### Data segment
** start **
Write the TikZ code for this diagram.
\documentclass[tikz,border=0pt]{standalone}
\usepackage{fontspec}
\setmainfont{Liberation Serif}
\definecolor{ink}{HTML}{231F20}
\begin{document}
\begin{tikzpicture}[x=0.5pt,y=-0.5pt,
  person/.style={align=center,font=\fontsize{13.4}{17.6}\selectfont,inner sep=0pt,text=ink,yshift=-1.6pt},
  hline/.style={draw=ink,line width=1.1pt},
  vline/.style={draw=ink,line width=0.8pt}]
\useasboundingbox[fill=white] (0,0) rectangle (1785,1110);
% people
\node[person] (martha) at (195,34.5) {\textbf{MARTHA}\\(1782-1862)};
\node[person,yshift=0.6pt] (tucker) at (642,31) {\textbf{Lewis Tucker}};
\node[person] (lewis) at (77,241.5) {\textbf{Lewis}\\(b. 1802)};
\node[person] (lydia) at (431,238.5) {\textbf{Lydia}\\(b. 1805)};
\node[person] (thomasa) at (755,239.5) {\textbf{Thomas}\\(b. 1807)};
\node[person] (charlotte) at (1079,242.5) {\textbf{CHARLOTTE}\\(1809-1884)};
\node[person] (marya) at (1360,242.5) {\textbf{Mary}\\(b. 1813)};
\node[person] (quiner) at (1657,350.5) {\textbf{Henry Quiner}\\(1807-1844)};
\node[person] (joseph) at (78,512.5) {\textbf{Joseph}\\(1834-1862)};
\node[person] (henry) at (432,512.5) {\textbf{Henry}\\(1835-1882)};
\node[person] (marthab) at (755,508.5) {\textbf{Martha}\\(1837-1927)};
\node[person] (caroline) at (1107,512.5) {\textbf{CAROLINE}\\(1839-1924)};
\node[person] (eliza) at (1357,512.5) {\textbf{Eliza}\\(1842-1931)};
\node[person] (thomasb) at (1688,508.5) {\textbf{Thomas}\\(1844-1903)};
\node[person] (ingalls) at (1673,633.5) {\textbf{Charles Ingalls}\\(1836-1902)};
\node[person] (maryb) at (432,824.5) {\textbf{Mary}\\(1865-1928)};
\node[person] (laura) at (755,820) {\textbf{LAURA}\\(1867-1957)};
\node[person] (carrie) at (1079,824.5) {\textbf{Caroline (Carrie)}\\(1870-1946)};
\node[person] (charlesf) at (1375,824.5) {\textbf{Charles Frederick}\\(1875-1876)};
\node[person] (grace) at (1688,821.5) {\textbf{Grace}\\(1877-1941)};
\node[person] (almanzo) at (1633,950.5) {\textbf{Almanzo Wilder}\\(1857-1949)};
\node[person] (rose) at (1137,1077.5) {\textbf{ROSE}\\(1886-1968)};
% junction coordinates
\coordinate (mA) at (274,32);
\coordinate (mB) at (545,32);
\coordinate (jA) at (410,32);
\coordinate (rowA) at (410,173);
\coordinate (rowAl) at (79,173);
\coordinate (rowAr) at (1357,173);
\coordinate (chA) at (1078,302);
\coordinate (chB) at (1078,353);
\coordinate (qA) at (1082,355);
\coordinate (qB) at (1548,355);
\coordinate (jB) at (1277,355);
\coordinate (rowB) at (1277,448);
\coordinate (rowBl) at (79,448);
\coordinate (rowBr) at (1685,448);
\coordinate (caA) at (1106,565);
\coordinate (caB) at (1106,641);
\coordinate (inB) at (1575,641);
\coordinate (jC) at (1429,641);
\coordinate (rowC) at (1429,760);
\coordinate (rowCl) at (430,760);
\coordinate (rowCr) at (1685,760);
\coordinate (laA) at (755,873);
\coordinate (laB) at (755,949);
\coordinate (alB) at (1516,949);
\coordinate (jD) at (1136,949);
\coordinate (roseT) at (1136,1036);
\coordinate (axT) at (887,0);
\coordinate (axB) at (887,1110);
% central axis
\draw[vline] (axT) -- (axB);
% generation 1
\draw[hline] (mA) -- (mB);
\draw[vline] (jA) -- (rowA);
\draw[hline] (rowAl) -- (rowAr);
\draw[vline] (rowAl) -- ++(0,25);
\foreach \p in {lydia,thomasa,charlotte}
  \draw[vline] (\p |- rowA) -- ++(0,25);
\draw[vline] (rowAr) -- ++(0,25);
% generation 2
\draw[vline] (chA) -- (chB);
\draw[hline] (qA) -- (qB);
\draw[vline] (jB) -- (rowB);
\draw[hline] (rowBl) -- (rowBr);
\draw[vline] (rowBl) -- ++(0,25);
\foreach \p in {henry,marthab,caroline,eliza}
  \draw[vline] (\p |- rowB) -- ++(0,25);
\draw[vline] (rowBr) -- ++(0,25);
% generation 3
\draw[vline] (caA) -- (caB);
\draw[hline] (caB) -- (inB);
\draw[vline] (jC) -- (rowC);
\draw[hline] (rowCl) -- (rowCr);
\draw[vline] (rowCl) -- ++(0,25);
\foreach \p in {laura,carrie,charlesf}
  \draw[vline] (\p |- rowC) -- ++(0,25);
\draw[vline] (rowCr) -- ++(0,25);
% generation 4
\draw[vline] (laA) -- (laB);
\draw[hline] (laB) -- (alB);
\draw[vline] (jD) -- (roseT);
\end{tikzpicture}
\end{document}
** end **
### Required work
Copy out the full material exactly as it appears.

### Task solution
Write the TikZ code for this diagram.
\documentclass[tikz,border=0pt]{standalone}
\usepackage{fontspec}
\setmainfont{Liberation Serif}
\definecolor{ink}{HTML}{231F20}
\begin{document}
\begin{tikzpicture}[x=0.5pt,y=-0.5pt,
  person/.style={align=center,font=\fontsize{13.4}{17.6}\selectfont,inner sep=0pt,text=ink,yshift=-1.6pt},
  hline/.style={draw=ink,line width=1.1pt},
  vline/.style={draw=ink,line width=0.8pt}]
\useasboundingbox[fill=white] (0,0) rectangle (1785,1110);
% people
\node[person] (martha) at (195,34.5) {\textbf{MARTHA}\\(1782-1862)};
\node[person,yshift=0.6pt] (tucker) at (642,31) {\textbf{Lewis Tucker}};
\node[person] (lewis) at (77,241.5) {\textbf{Lewis}\\(b. 1802)};
\node[person] (lydia) at (431,238.5) {\textbf{Lydia}\\(b. 1805)};
\node[person] (thomasa) at (755,239.5) {\textbf{Thomas}\\(b. 1807)};
\node[person] (charlotte) at (1079,242.5) {\textbf{CHARLOTTE}\\(1809-1884)};
\node[person] (marya) at (1360,242.5) {\textbf{Mary}\\(b. 1813)};
\node[person] (quiner) at (1657,350.5) {\textbf{Henry Quiner}\\(1807-1844)};
\node[person] (joseph) at (78,512.5) {\textbf{Joseph}\\(1834-1862)};
\node[person] (henry) at (432,512.5) {\textbf{Henry}\\(1835-1882)};
\node[person] (marthab) at (755,508.5) {\textbf{Martha}\\(1837-1927)};
\node[person] (caroline) at (1107,512.5) {\textbf{CAROLINE}\\(1839-1924)};
\node[person] (eliza) at (1357,512.5) {\textbf{Eliza}\\(1842-1931)};
\node[person] (thomasb) at (1688,508.5) {\textbf{Thomas}\\(1844-1903)};
\node[person] (ingalls) at (1673,633.5) {\textbf{Charles Ingalls}\\(1836-1902)};
\node[person] (maryb) at (432,824.5) {\textbf{Mary}\\(1865-1928)};
\node[person] (laura) at (755,820) {\textbf{LAURA}\\(1867-1957)};
\node[person] (carrie) at (1079,824.5) {\textbf{Caroline (Carrie)}\\(1870-1946)};
\node[person] (charlesf) at (1375,824.5) {\textbf{Charles Frederick}\\(1875-1876)};
\node[person] (grace) at (1688,821.5) {\textbf{Grace}\\(1877-1941)};
\node[person] (almanzo) at (1633,950.5) {\textbf{Almanzo Wilder}\\(1857-1949)};
\node[person] (rose) at (1137,1077.5) {\textbf{ROSE}\\(1886-1968)};
% junction coordinates
\coordinate (mA) at (274,32);
\coordinate (mB) at (545,32);
\coordinate (jA) at (410,32);
\coordinate (rowA) at (410,173);
\coordinate (rowAl) at (79,173);
\coordinate (rowAr) at (1357,173);
\coordinate (chA) at (1078,302);
\coordinate (chB) at (1078,353);
\coordinate (qA) at (1082,355);
\coordinate (qB) at (1548,355);
\coordinate (jB) at (1277,355);
\coordinate (rowB) at (1277,448);
\coordinate (rowBl) at (79,448);
\coordinate (rowBr) at (1685,448);
\coordinate (caA) at (1106,565);
\coordinate (caB) at (1106,641);
\coordinate (inB) at (1575,641);
\coordinate (jC) at (1429,641);
\coordinate (rowC) at (1429,760);
\coordinate (rowCl) at (430,760);
\coordinate (rowCr) at (1685,760);
\coordinate (laA) at (755,873);
\coordinate (laB) at (755,949);
\coordinate (alB) at (1516,949);
\coordinate (jD) at (1136,949);
\coordinate (roseT) at (1136,1036);
\coordinate (axT) at (887,0);
\coordinate (axB) at (887,1110);
% central axis
\draw[vline] (axT) -- (axB);
% generation 1
\draw[hline] (mA) -- (mB);
\draw[vline] (jA) -- (rowA);
\draw[hline] (rowAl) -- (rowAr);
\draw[vline] (rowAl) -- ++(0,25);
\foreach \p in {lydia,thomasa,charlotte}
  \draw[vline] (\p |- rowA) -- ++(0,25);
\draw[vline] (rowAr) -- ++(0,25);
% generation 2
\draw[vline] (chA) -- (chB);
\draw[hline] (qA) -- (qB);
\draw[vline] (jB) -- (rowB);
\draw[hline] (rowBl) -- (rowBr);
\draw[vline] (rowBl) -- ++(0,25);
\foreach \p in {henry,marthab,caroline,eliza}
  \draw[vline] (\p |- rowB) -- ++(0,25);
\draw[vline] (rowBr) -- ++(0,25);
% generation 3
\draw[vline] (caA) -- (caB);
\draw[hline] (caB) -- (inB);
\draw[vline] (jC) -- (rowC);
\draw[hline] (rowCl) -- (rowCr);
\draw[vline] (rowCl) -- ++(0,25);
\foreach \p in {laura,carrie,charlesf}
  \draw[vline] (\p |- rowC) -- ++(0,25);
\draw[vline] (rowCr) -- ++(0,25);
% generation 4
\draw[vline] (laA) -- (laB);
\draw[hline] (laB) -- (alB);
\draw[vline] (jD) -- (roseT);
\end{tikzpicture}
\end{document}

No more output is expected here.